Does Python-like simply means uses python indentation? I was expecting something closer to Python. So it's not quite Python (easy to read, executable pseudocode) and it's not quite Lisp (real macros).
Well, they use ':' and indenting for defining blocks, but they also seem to have taken the 'nonlocal' keyword from Python 3000.
Also, I haven't looked too deeply into it, but my assumption is that classes in Converge are implemented similarly to Python.
They've borrowed a bunch of ideas it seems, but aside from multi-line lambdas and the "macro" facility, they seem to have changed syntax for the worse. ':=' for assignment, using what have become standard bitwise operators for logical or and logical and--those types of things turn me off right away.

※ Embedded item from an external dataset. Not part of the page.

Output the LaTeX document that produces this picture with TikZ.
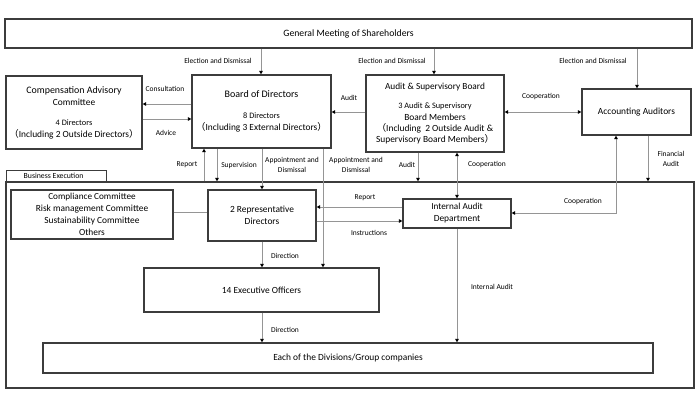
\documentclass[tikz,border=0pt]{standalone}
\usepackage{fontspec}
\setmainfont{Carlito}
\newfontfamily\cjkfont{Noto Sans CJK JP}
\usetikzlibrary{arrows.meta}
\definecolor{boxgray}{HTML}{3C3C3C}
\definecolor{linegray}{HTML}{959595}
\newcommand\lpar{\smash{\cjkfont （}}
\newcommand\rpar{\smash{\cjkfont ）}}
\newcommand\titlefnt{\fontsize{9.4}{12}\selectfont}
\newcommand\subfnt{\fontsize{8.3}{11}\selectfont}
\tikzset{
  >={Triangle[length=3.6pt,width=3.6pt,black]},
  box/.style={draw=boxgray, line width=1.2pt, inner sep=0pt, align=center, font=\titlefnt},
  conn/.style={draw=linegray, line width=1pt, ->},
  conn2/.style={draw=linegray, line width=1pt, <->},
  plain/.style={draw=linegray, line width=1pt},
  lbl/.style={font=\fontsize{7.5}{9.5}\selectfont, inner sep=0pt, align=center},
}
\begin{document}
\begin{tikzpicture}[x=1pt,y=-1pt]
\useasboundingbox (0,0) rectangle (700,405);
% frame
\node[box, minimum width=688pt, minimum height=206pt] (be) at (350,285) {};
\node[box, minimum width=100pt, minimum height=11pt, anchor=south west, font=\fontsize{7.8}{9}\selectfont] (tab) at (6,182) {\hspace*{-6pt}Business Execution};
% boxes
\node[box, minimum width=687pt, minimum height=29pt, font=\fontsize{9.7}{11}\selectfont] (gm) at (348.5,33.5) {General Meeting of Shareholders};
\node[box, minimum width=136pt, minimum height=73pt] (comp) at (74,112.5)
  {\fontsize{9.9}{12}\selectfont Compensation Advisory\\Committee\\[8pt]\fontsize{8.3}{12}\selectfont 4 Directors\\\lpar Including 2 Outside Directors\rpar};
\node[box, minimum width=139pt, minimum height=73pt] (bod) at (261.5,111.5)
  {\fontsize{10}{11}\selectfont Board of Directors\\[9pt]\subfnt 8 Directors\\\lpar Including 3 External Directors\rpar};
\node[box, minimum width=138pt, minimum height=77pt] (asb) at (435,113.5)
  {\fontsize{9.3}{10}\selectfont Audit \& Supervisory Board\\[7pt]\fontsize{8.3}{10}\selectfont 3 Audit \& Supervisory\\Board Members\\[-1pt]\lpar Including\ \ 2 Outside Audit \&\\[-1pt]Supervisory Board Members\rpar};
\node[box, minimum width=109pt, minimum height=46pt] (aa) at (636.5,112) {Accounting Auditors};
\node[box, minimum width=162pt, minimum height=49pt] (comm) at (92,214.5)
  {\fontsize{9.2}{11.3}\selectfont Compliance Committee\\Risk management Committee\\Sustainability Committee\\Others};
\node[box, minimum width=108pt, minimum height=51pt] (rep) at (262,215.5) {2 Representative\\Directors};
\node[box, minimum width=108pt, minimum height=29pt] (iad) at (457,213.5) {\fontsize{9.2}{13.5}\selectfont Internal Audit\\Department};
\node[box, minimum width=235pt, minimum height=44pt] (eo) at (261.5,290) {14 Executive Officers};
\node[box, minimum width=610pt, minimum height=30pt] (div) at (348,358) {Each of the Divisions/Group companies};
% connectors
\draw[conn] (gm.south -| 261,0) -- (bod.north -| 261,0);
\draw[conn] (gm.south -| 434,0) -- (asb.north -| 434,0);
\draw[conn] (gm.south -| 637,0) -- (aa.north -| 637,0);
\draw[conn] (bod.west |- 0,104) -- (comp.east |- 0,104);
\draw[conn] (comp.east |- 0,119) -- (bod.west |- 0,119);
\draw[conn] (asb.west |- 0,112) -- (bod.east |- 0,112);
\draw[conn2] (asb.east |- 0,112) -- (aa.west |- 0,112);
\draw[conn] (be.north -| 204,0) -- (bod.south -| 204,0);
\draw[conn] (bod.south -| 217,0) -- (be.north -| 217,0);
\draw[conn] (bod.south -| 262,0) -- (rep.north -| 262,0);
\draw[conn] (bod.south -| 323,0) -- (eo.north -| 323,0);
\draw[conn] (asb.south -| 418,0) -- (be.north -| 418,0);
\draw[conn2] (asb.south -| 457,0) -- (iad.north -| 457,0);
\draw[conn] (aa.south -| 648,0) -- (be.north -| 648,0);
\draw[conn2] (iad.east |- 0,213) -- (616,213) -- (aa.south -| 616,0);
\draw[conn] (iad.west |- 0,207) -- (rep.east |- 0,207);
\draw[conn] (rep.east |- 0,221) -- (iad.west |- 0,221);
\draw[plain] (comm.east |- 0,212) -- (rep.west |- 0,212);
\draw[conn] (rep.south -| 262,0) -- (eo.north -| 262,0);
\draw[conn] (eo.south -| 262,0) -- (div.north -| 262,0);
\draw[conn] (iad.south -| 457,0) -- (div.north -| 457,0);
% labels
\node[lbl] (l1) at (218,61) {Election and Dismissal};
\node[lbl] (l2) at (392,61) {Election and Dismissal};
\node[lbl] (l3) at (593,61) {Election and Dismissal};
\node[lbl] (l4) at (165,89) {Consultation};
\node[lbl] (l5) at (166,133) {Advice};
\node[lbl] (l6) at (349,98) {Audit};
\node[lbl] (l7) at (541,97) {Cooperation};
\node[lbl] (l8) at (187,165) {Report};
\node[lbl] (l9) at (239,166) {Supervision};
\node[lbl] (l10) at (292,165) {Appointment and\\Dismissal};
\node[lbl] (l11) at (356,165) {Appointment and\\Dismissal};
\node[lbl] (l12) at (407,165) {Audit};
\node[lbl] (l13) at (487,165) {Cooperation};
\node[lbl] (l14) at (671,159) {Financial\\Audit};
\node[lbl] (l15) at (365,198) {Report};
\node[lbl] (l16) at (369,233) {Instructions};
\node[lbl] (l17) at (583,202) {Cooperation};
\node[lbl] (l18) at (285,256) {Direction};
\node[lbl] (l19) at (285,330) {Direction};
\node[lbl] (l20) at (492,287) {Internal Audit};
\end{tikzpicture}
\end{document}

It doesn't seem sensible to me to imply that every programming language has to have the same syntax as what came before it: no syntax is perfect and future generations won't thank us if we don't improve things when we can. Using "=" confuses new-comers to programming who think it's some form of comparison thingy. Converge doesn't have logical "or" and "and", so the & and | operators (taken syntactically and semantically) are there to point that out (although, in general, they operate in analogous fashion to "and" and "or"). In this day and age, having special syntax for bitwise operators seems odd: they're so rarely used that moving them to functions / methods and reclaiming & and | for other purposes seems reasonable.
Converge is a full meta-circular system (based on ObjVLisp), and at the VM level is actually prototyping based (the VM doesn't really know about classes). So classes seem superficially similar to Python but are actually quite different. You can see this as new objects are created via Object.new() rather than the Python-esque Object(). The object system in Converge is simpler and more consistent than Python.